Montenegrin Prime Minister Dritan Abazovic at the commemoration in front of the daily ‘Dan’ building in Podgorica. Photo: Government of Montenegro.

Montenegrin Prime Minister Dritan Abazovic on Friday said the government is ready to ask foreign experts to help solve the failed investigation into the murder of the editor Dusko Jovanovic 18 years ago.

The editor-in-chief and owner of the daily newspaper Dan, well known for his opposition to the then government, was shot dead on leaving his office in Podgorica on May 27, 2004. He had received numerous death threats.

Abazovic called on the Special State Prosecution to reopen the investigation and find the preparators.

“The government is ready to accept international expertise, which is one of the possibilities… The people who can still testify in this case should get some status of cooperated witnesses and do what they should be doing,” Abazovic told the media.

In 2009, a former karate champion, Damir Mandic, was sentenced to 30 years for the killing, but the verdict was overturned in 2014, forcing a new trial.
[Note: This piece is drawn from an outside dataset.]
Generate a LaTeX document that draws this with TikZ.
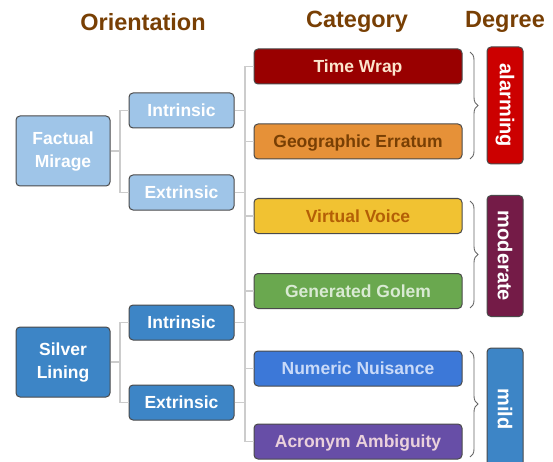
\documentclass[tikz,border=0pt]{standalone}
\usepackage{fontspec}
\setmainfont{Liberation Sans}
\usetikzlibrary{decorations.pathreplacing}
\definecolor{hdr}{HTML}{783F04}
\definecolor{bord}{HTML}{4A4A4A}
\definecolor{conn}{HTML}{CCCCCC}
\definecolor{lblue}{HTML}{9FC5E8}
\definecolor{mblue}{HTML}{3D85C6}
\definecolor{cTW}{HTML}{990000}\definecolor{tTW}{HTML}{FCE5CD}
\definecolor{cGE}{HTML}{E69138}\definecolor{tGE}{HTML}{783F04}
\definecolor{cVV}{HTML}{F1C232}\definecolor{tVV}{HTML}{B45F06}
\definecolor{cGG}{HTML}{6AA84F}\definecolor{tGG}{HTML}{D9EAD3}
\definecolor{cNN}{HTML}{3C78D8}\definecolor{tNN}{HTML}{C9DAF8}
\definecolor{cAA}{HTML}{674EA7}\definecolor{tAA}{HTML}{EAD1DC}
\definecolor{cAl}{HTML}{CC0000}
\definecolor{cMo}{HTML}{741B47}
\tikzset{
  box/.style={draw=bord, line width=1pt, rounded corners=4pt, inner sep=0pt, align=center,
    font=\bfseries\fontsize{17.5}{23}\selectfont},
  onebox/.style={box, text height=12.5pt, text depth=0pt},
  rootbox/.style={box, minimum width=94pt, minimum height=70pt, text=white},
  oribox/.style={onebox, minimum width=105pt, minimum height=35pt, text=white},
  catbox/.style={onebox, minimum width=208pt, minimum height=35pt},
  degbox/.style={box, minimum width=36pt, font=\bfseries\fontsize{20}{24}\selectfont, text=white},
  header/.style={font=\bfseries\fontsize{23.5}{28}\selectfont, text=hdr, inner sep=0pt},
  conline/.style={draw=conn, line width=1.6pt},
  bracestyle/.style={draw=black!60, line width=0.9pt, decorate, decoration={brace, amplitude=8pt}},
}
\newcommand{\twolines}[2]{\raisebox{-2pt}{\begin{tabular}{@{}c@{}}#1\\#2\end{tabular}}}
\begin{document}
\begin{tikzpicture}[x=1pt, y=-1pt]
\useasboundingbox (0,0) rectangle (553,462);
\clip (0,0) rectangle (553,462);
% headers
\node[header] (h1) at (143,22) {Orientation};
\node[header] (h2) at (357,22) {Category};
\node[header] (h3) at (505,22) {Degree};
% roots
\node[rootbox, fill=lblue] (fm) at (63,151) {\twolines{Factual}{Mirage}};
\node[rootbox, fill=mblue] (sl) at (63,362) {\twolines{Silver}{Lining}};
% orientations
\node[oribox, fill=lblue] (fmi) at (181.5,110.5) {Intrinsic};
\node[oribox, fill=lblue] (fme) at (181.5,192.5) {Extrinsic};
\node[oribox, fill=mblue] (sli) at (181.5,322.5) {Intrinsic};
\node[oribox, fill=mblue] (sle) at (181.5,402.5) {Extrinsic};
% categories
\node[catbox, fill=cTW, text=tTW] (c1) at (358,66.5) {Time Wrap};
\node[catbox, fill=cGE, text=tGE] (c2) at (358,141.5) {Geographic Erratum};
\node[catbox, fill=cVV, text=tVV] (c3) at (358,216) {Virtual Voice};
\node[catbox, fill=cGG, text=tGG] (c4) at (358,291) {Generated Golem};
\node[catbox, fill=cNN, text=tNN] (c5) at (358,368.5) {Numeric Nuisance};
\node[catbox, fill=cAA, text=tAA] (c6) at (358,441.5) {Acronym Ambiguity};
% degrees
\node[degbox, fill=cAl, minimum height=117pt] (d1) at (505,105.5) {\rotatebox{-90}{alarming}};
\node[degbox, fill=cMo, minimum height=121pt] (d2) at (505,256) {\rotatebox{-90}{moderate}};
\node[degbox, fill=mblue, minimum height=122pt] (d3) at (505,409) {\rotatebox{-90}{mild}};
% connectors
\coordinate (j1) at (120,0);
\coordinate (tr) at (245,0);
\draw[conline] (fmi.west) -- (fmi.west -| j1) -- (fme.west -| j1) -- (fme.west);
\draw[conline] (fm.east) -- (fm.east -| j1);
\draw[conline] (sli.west) -- (sli.west -| j1) -- (sle.west -| j1) -- (sle.west);
\draw[conline] (sl.east) -- (sl.east -| j1);
\draw[conline] (c1.west) -- (c1.west -| tr) -- (c6.west -| tr) -- (c6.west);
\foreach \n in {c2,c3,c4,c5}{\draw[conline] (\n.west -| tr) -- (\n.west);}
\foreach \n in {fmi,fme,sli,sle}{\draw[conline] (\n.east) -- (\n.east -| tr);}
% braces
\coordinate (b1t) at (470,52); \coordinate (b1b) at (470,159);
\coordinate (b2t) at (470,201); \coordinate (b2b) at (470,308);
\coordinate (b3t) at (470,351); \coordinate (b3b) at (470,457);
\draw[bracestyle] (b1t) -- (b1b);
\draw[bracestyle] (b2t) -- (b2b);
\draw[bracestyle] (b3t) -- (b3b);
\end{tikzpicture}
\end{document}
That ended in 2016 with a 19-year sentence.

Jovanovic’s family and their lawyers say Mandic did not act alone and that the circumstances of the murder have never been fully clarified, nor the masterminds brought to justice.

On Friday, Jovanovic’s sister, Danijela Pavicevic, said that family members were already contacted by the state prosecution.

“The former authorities and prosecutors didn’t show any will to solve this murder, but the attitude of the new prosecutors towards this crime gives us optimism,” she told the daily Vijesti.

Last May, former Prime Minister Zdravko Krivokapic and then Deputy PM Abazovic vowed to solve the killing, expressing full support for the work of a special commission created under a previous government in 2014 to monitor investigations into such attacks.

Members of the new Commission, led by the program director of Vijesti, Mihailo Jovovic, are journalists, media and NGO representatives, and from the Interior Ministry, police, State Prosecution and National Security Agency.

Jovovic said the commission had already determined irregularities in the murder investigation, stressing that they will continue working on the case.

“I am sure that hiring an expert, foreign or domestic, would help the Commission to determine what was wrong from the very beginning of this ineffective investigation,” Jovovic told BIRN.

In last year’s progress report, the European Commission said Montenegro had made only limited progress in addressing violence against journalists and media, adding that an effective judicial follow-up of Jovanovic murder remains to be ensured.